Aim of the task:
Write out the data below in full, unchanged, minus the images.

Stored data:

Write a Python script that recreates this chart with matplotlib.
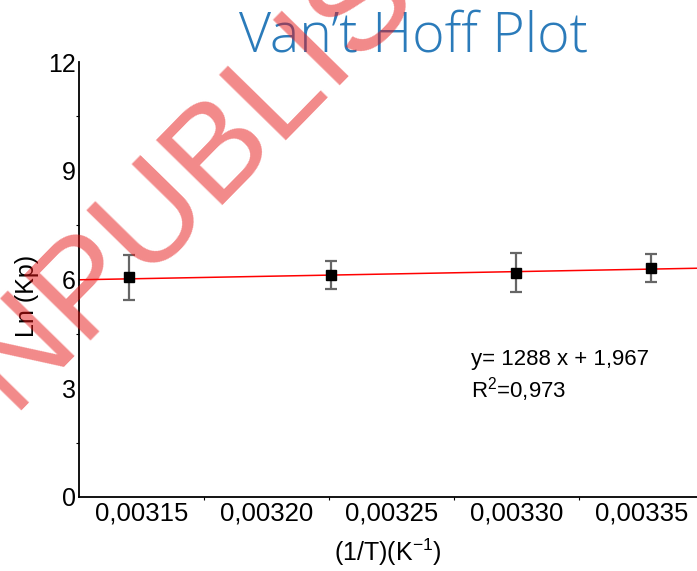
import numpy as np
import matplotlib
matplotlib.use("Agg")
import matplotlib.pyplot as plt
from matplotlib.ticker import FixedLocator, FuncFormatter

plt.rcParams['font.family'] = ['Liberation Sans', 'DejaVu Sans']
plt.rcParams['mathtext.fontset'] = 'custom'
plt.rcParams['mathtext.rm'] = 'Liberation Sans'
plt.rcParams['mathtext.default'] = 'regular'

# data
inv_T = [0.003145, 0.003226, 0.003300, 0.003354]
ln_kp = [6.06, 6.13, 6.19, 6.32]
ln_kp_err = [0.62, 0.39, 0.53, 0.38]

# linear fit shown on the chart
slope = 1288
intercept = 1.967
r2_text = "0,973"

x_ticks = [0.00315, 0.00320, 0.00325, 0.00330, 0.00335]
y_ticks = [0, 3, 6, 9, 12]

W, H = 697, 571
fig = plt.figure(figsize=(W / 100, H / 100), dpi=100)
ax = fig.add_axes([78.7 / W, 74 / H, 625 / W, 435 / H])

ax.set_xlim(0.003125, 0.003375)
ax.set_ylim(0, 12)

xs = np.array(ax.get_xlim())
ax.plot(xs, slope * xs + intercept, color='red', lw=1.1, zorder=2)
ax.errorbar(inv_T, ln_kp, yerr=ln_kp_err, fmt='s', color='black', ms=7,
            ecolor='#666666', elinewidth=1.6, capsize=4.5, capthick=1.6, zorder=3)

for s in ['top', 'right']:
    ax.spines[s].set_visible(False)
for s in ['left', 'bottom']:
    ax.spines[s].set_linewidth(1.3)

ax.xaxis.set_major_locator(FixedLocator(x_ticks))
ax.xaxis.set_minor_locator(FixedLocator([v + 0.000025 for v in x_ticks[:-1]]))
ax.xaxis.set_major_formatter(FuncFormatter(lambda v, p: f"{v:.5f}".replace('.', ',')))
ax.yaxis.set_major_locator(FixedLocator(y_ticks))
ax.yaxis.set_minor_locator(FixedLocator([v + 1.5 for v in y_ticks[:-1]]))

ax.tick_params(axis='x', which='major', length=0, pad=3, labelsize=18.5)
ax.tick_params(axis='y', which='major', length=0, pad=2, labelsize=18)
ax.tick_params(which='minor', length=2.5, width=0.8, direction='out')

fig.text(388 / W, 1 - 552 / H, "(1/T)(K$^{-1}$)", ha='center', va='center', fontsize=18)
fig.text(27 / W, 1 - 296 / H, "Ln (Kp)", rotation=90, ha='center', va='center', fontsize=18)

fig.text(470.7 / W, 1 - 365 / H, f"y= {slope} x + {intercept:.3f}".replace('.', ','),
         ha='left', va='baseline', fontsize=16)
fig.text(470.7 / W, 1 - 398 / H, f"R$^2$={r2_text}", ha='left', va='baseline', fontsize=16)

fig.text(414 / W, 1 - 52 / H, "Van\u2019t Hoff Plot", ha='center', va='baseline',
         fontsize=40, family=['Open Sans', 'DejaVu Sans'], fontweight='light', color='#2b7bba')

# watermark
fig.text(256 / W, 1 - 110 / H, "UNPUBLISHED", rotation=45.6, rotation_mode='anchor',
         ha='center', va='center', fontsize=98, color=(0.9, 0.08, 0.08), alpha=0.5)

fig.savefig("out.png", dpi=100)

Exercise solution:
Write a Python script that recreates this chart with matplotlib.
import numpy as np
import matplotlib
matplotlib.use("Agg")
import matplotlib.pyplot as plt
from matplotlib.ticker import FixedLocator, FuncFormatter

plt.rcParams['font.family'] = ['Liberation Sans', 'DejaVu Sans']
plt.rcParams['mathtext.fontset'] = 'custom'
plt.rcParams['mathtext.rm'] = 'Liberation Sans'
plt.rcParams['mathtext.default'] = 'regular'

# data
inv_T = [0.003145, 0.003226, 0.003300, 0.003354]
ln_kp = [6.06, 6.13, 6.19, 6.32]
ln_kp_err = [0.62, 0.39, 0.53, 0.38]

# linear fit shown on the chart
slope = 1288
intercept = 1.967
r2_text = "0,973"

x_ticks = [0.00315, 0.00320, 0.00325, 0.00330, 0.00335]
y_ticks = [0, 3, 6, 9, 12]

W, H = 697, 571
fig = plt.figure(figsize=(W / 100, H / 100), dpi=100)
ax = fig.add_axes([78.7 / W, 74 / H, 625 / W, 435 / H])

ax.set_xlim(0.003125, 0.003375)
ax.set_ylim(0, 12)

xs = np.array(ax.get_xlim())
ax.plot(xs, slope * xs + intercept, color='red', lw=1.1, zorder=2)
ax.errorbar(inv_T, ln_kp, yerr=ln_kp_err, fmt='s', color='black', ms=7,
            ecolor='#666666', elinewidth=1.6, capsize=4.5, capthick=1.6, zorder=3)

for s in ['top', 'right']:
    ax.spines[s].set_visible(False)
for s in ['left', 'bottom']:
    ax.spines[s].set_linewidth(1.3)

ax.xaxis.set_major_locator(FixedLocator(x_ticks))
ax.xaxis.set_minor_locator(FixedLocator([v + 0.000025 for v in x_ticks[:-1]]))
ax.xaxis.set_major_formatter(FuncFormatter(lambda v, p: f"{v:.5f}".replace('.', ',')))
ax.yaxis.set_major_locator(FixedLocator(y_ticks))
ax.yaxis.set_minor_locator(FixedLocator([v + 1.5 for v in y_ticks[:-1]]))

ax.tick_params(axis='x', which='major', length=0, pad=3, labelsize=18.5)
ax.tick_params(axis='y', which='major', length=0, pad=2, labelsize=18)
ax.tick_params(which='minor', length=2.5, width=0.8, direction='out')

fig.text(388 / W, 1 - 552 / H, "(1/T)(K$^{-1}$)", ha='center', va='center', fontsize=18)
fig.text(27 / W, 1 - 296 / H, "Ln (Kp)", rotation=90, ha='center', va='center', fontsize=18)

fig.text(470.7 / W, 1 - 365 / H, f"y= {slope} x + {intercept:.3f}".replace('.', ','),
         ha='left', va='baseline', fontsize=16)
fig.text(470.7 / W, 1 - 398 / H, f"R$^2$={r2_text}", ha='left', va='baseline', fontsize=16)

fig.text(414 / W, 1 - 52 / H, "Van\u2019t Hoff Plot", ha='center', va='baseline',
         fontsize=40, family=['Open Sans', 'DejaVu Sans'], fontweight='light', color='#2b7bba')

# watermark
fig.text(256 / W, 1 - 110 / H, "UNPUBLISHED", rotation=45.6, rotation_mode='anchor',
         ha='center', va='center', fontsize=98, color=(0.9, 0.08, 0.08), alpha=0.5)

fig.savefig("out.png", dpi=100)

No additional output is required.